Over thirty horses could end up homeless after the Housing Preservation and Development agency issued an order to Shamrock Stables to vacate their premises on 45th Street in Manhattan by the end of 2009.

The agency wants to shift the stables to build some affordable housing. 

The agency’s decision has hit the Irish-run stables hard as the holiday season is the Central Park horse and carriage boom time, and with there being no room at the inn, literally, at the four other stables in Manhattan, the trusty steeds that take tourists on trips through Central Park face an uncertain future.

"I'm actively working with the city and hopefully can come up with a solution that's good for them and for Shamrock," owner Ian McKeever, who came to the States in the 1980s from Navan in County Meath, told the New York Post.

"This is my life. I can't imagine that there would be no place in the city for these horses."

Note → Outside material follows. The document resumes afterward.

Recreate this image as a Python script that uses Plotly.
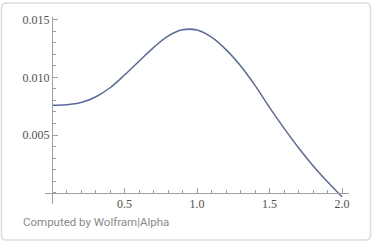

The city has argued that the four other stables should be able to put the Shamrock horses up, but the counter argument is that during the money-spinning holiday season more horses will be drafted into the city to meet tourist demand, thus filling up any free spots that may currently exist.

Not only will the horses be homeless, but 17 carriage drivers will also have their livelihood endangered.

Irish actor Liam Neeson has been a long time supporter of the horse carriage industry in the city, thought it has met some criticism from animal advocacy groups who against the animal’s lives being place at risk on the city streets.